Given instruction: All of the listing below must be repeated word for word. Pictures are the only thing to omit.
━━━━━━━━━━━━━━━━━━━━
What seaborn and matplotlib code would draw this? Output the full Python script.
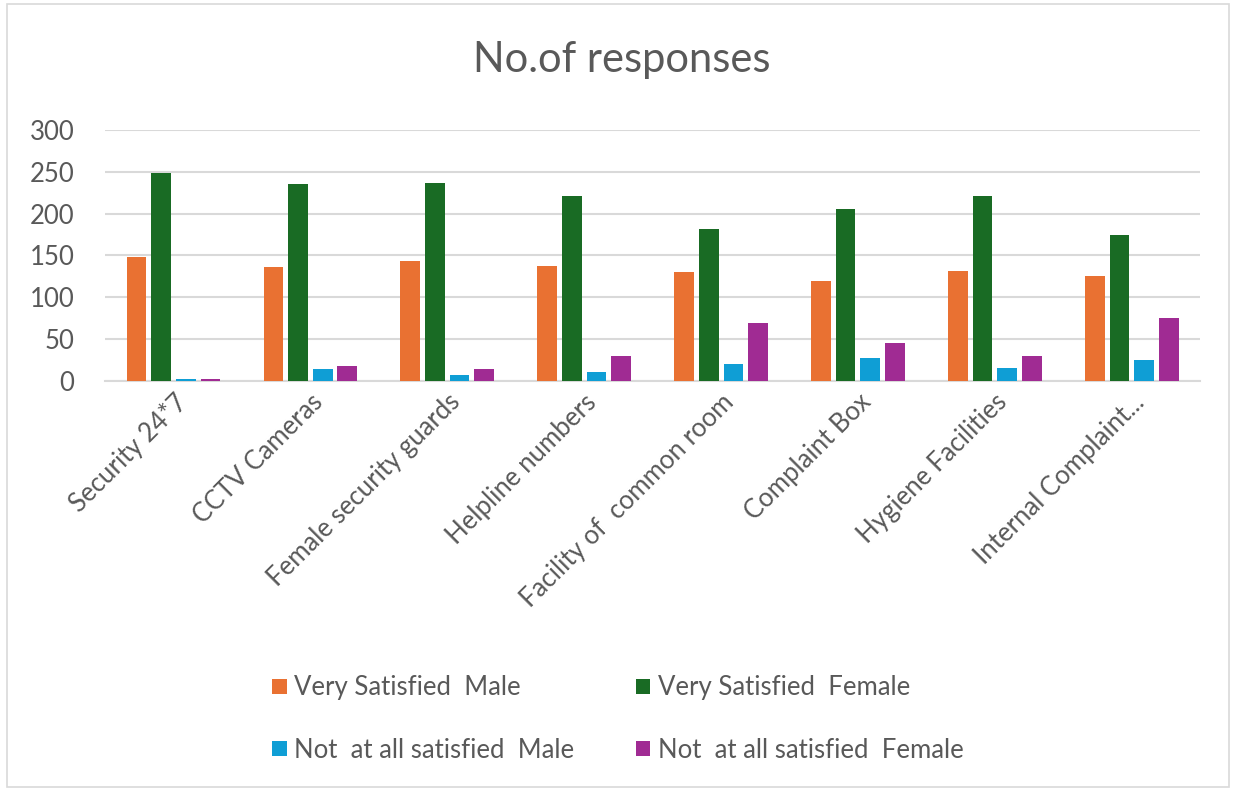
import pandas as pd
import matplotlib.pyplot as plt
import seaborn as sns
from matplotlib.patches import Rectangle

categories = ['Security 24*7', 'CCTV Cameras', 'Female security guards', 'Helpline numbers',
              'Facility of  common room', 'Complaint Box', 'Hygiene Facilities', 'Internal Complaint...']
very_male = [148, 136, 144, 138, 130, 120, 132, 126]
very_female = [248, 235, 236, 221, 182, 206, 221, 175]
notall_male = [3, 15, 7, 11, 20, 28, 16, 25]
notall_female = [3, 18, 15, 30, 69, 46, 30, 76]

series = ['Very Satisfied  Male', 'Very Satisfied  Female',
          'Not  at all satisfied  Male', 'Not  at all satisfied  Female']
colors = ['#E97132', '#196B24', '#0F9ED5', '#A02B93']

# long format for seaborn
rows = []
for name, vals in zip(series, [very_male, very_female, notall_male, notall_female]):
    for cat, v in zip(categories, vals):
        rows.append({'Category': cat, 'Series': name, 'Responses': v})
df = pd.DataFrame(rows)

sns.set_style('white')
plt.rcParams['font.family'] = ['Lato', 'DejaVu Sans']
text_grey = '#595959'

fig = plt.figure(figsize=(12.36, 7.91), dpi=100)
ax = fig.add_axes([0.085, 0.518, 0.886, 0.318])

sns.barplot(data=df, x='Category', y='Responses', hue='Series', palette=colors,
            width=0.72, gap=0.2, saturation=1, linewidth=0, ax=ax, legend=True)
for p in ax.patches:
    p.set_zorder(3)

ax.set_ylim(0, 300)
ax.set_xlim(-0.5, len(categories) - 0.5)
ax.set_yticks(range(0, 301, 50))
ax.yaxis.grid(True, color='#d9d9d9', linewidth=1.5, zorder=0)
ax.set_axisbelow(True)
for side in ['top', 'right', 'left']:
    ax.spines[side].set_visible(False)
ax.spines['bottom'].set_color('#d9d9d9')
ax.spines['bottom'].set_linewidth(1.5)
ax.spines['bottom'].set_zorder(1)
ax.tick_params(axis='both', length=0, colors=text_grey, labelsize=18.5)
ax.tick_params(axis='y', pad=22)
ax.tick_params(axis='x', pad=6)
ax.set_xticks(range(len(categories)))
ax.set_xticklabels(categories, rotation=45, ha='right', rotation_mode='anchor')
ax.set_xlabel('')
ax.set_ylabel('')

handles, labels = ax.get_legend_handles_labels()
ax.get_legend().remove()
order = [0, 2, 1, 3]  # row-wise like the original
fig.legend([handles[i] for i in order], [labels[i] for i in order], ncol=2, loc='center',
           bbox_to_anchor=(0.500, 0.091), frameon=False, fontsize=18.5, labelcolor=text_grey,
           handlelength=0.55, handleheight=0.55, handletextpad=0.3,
           columnspacing=2.4, labelspacing=1.45)

fig.text(0.503, 0.924, 'No.of responses', ha='center', va='center', fontsize=30, color=text_grey)

fig.patches.append(Rectangle((0.006, 0.005), 0.988, 0.99, transform=fig.transFigure,
                             fill=False, edgecolor='#d9d9d9', linewidth=1.2))

fig.savefig('out.png', dpi=100)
━━━━━━━━━━━━━━━━━━━━
Response to the task:
What seaborn and matplotlib code would draw this? Output the full Python script.
import pandas as pd
import matplotlib.pyplot as plt
import seaborn as sns
from matplotlib.patches import Rectangle

categories = ['Security 24*7', 'CCTV Cameras', 'Female security guards', 'Helpline numbers',
              'Facility of  common room', 'Complaint Box', 'Hygiene Facilities', 'Internal Complaint...']
very_male = [148, 136, 144, 138, 130, 120, 132, 126]
very_female = [248, 235, 236, 221, 182, 206, 221, 175]
notall_male = [3, 15, 7, 11, 20, 28, 16, 25]
notall_female = [3, 18, 15, 30, 69, 46, 30, 76]

series = ['Very Satisfied  Male', 'Very Satisfied  Female',
          'Not  at all satisfied  Male', 'Not  at all satisfied  Female']
colors = ['#E97132', '#196B24', '#0F9ED5', '#A02B93']

# long format for seaborn
rows = []
for name, vals in zip(series, [very_male, very_female, notall_male, notall_female]):
    for cat, v in zip(categories, vals):
        rows.append({'Category': cat, 'Series': name, 'Responses': v})
df = pd.DataFrame(rows)

sns.set_style('white')
plt.rcParams['font.family'] = ['Lato', 'DejaVu Sans']
text_grey = '#595959'

fig = plt.figure(figsize=(12.36, 7.91), dpi=100)
ax = fig.add_axes([0.085, 0.518, 0.886, 0.318])

sns.barplot(data=df, x='Category', y='Responses', hue='Series', palette=colors,
            width=0.72, gap=0.2, saturation=1, linewidth=0, ax=ax, legend=True)
for p in ax.patches:
    p.set_zorder(3)

ax.set_ylim(0, 300)
ax.set_xlim(-0.5, len(categories) - 0.5)
ax.set_yticks(range(0, 301, 50))
ax.yaxis.grid(True, color='#d9d9d9', linewidth=1.5, zorder=0)
ax.set_axisbelow(True)
for side in ['top', 'right', 'left']:
    ax.spines[side].set_visible(False)
ax.spines['bottom'].set_color('#d9d9d9')
ax.spines['bottom'].set_linewidth(1.5)
ax.spines['bottom'].set_zorder(1)
ax.tick_params(axis='both', length=0, colors=text_grey, labelsize=18.5)
ax.tick_params(axis='y', pad=22)
ax.tick_params(axis='x', pad=6)
ax.set_xticks(range(len(categories)))
ax.set_xticklabels(categories, rotation=45, ha='right', rotation_mode='anchor')
ax.set_xlabel('')
ax.set_ylabel('')

handles, labels = ax.get_legend_handles_labels()
ax.get_legend().remove()
order = [0, 2, 1, 3]  # row-wise like the original
fig.legend([handles[i] for i in order], [labels[i] for i in order], ncol=2, loc='center',
           bbox_to_anchor=(0.500, 0.091), frameon=False, fontsize=18.5, labelcolor=text_grey,
           handlelength=0.55, handleheight=0.55, handletextpad=0.3,
           columnspacing=2.4, labelspacing=1.45)

fig.text(0.503, 0.924, 'No.of responses', ha='center', va='center', fontsize=30, color=text_grey)

fig.patches.append(Rectangle((0.006, 0.005), 0.988, 0.99, transform=fig.transFigure,
                             fill=False, edgecolor='#d9d9d9', linewidth=1.2))

fig.savefig('out.png', dpi=100)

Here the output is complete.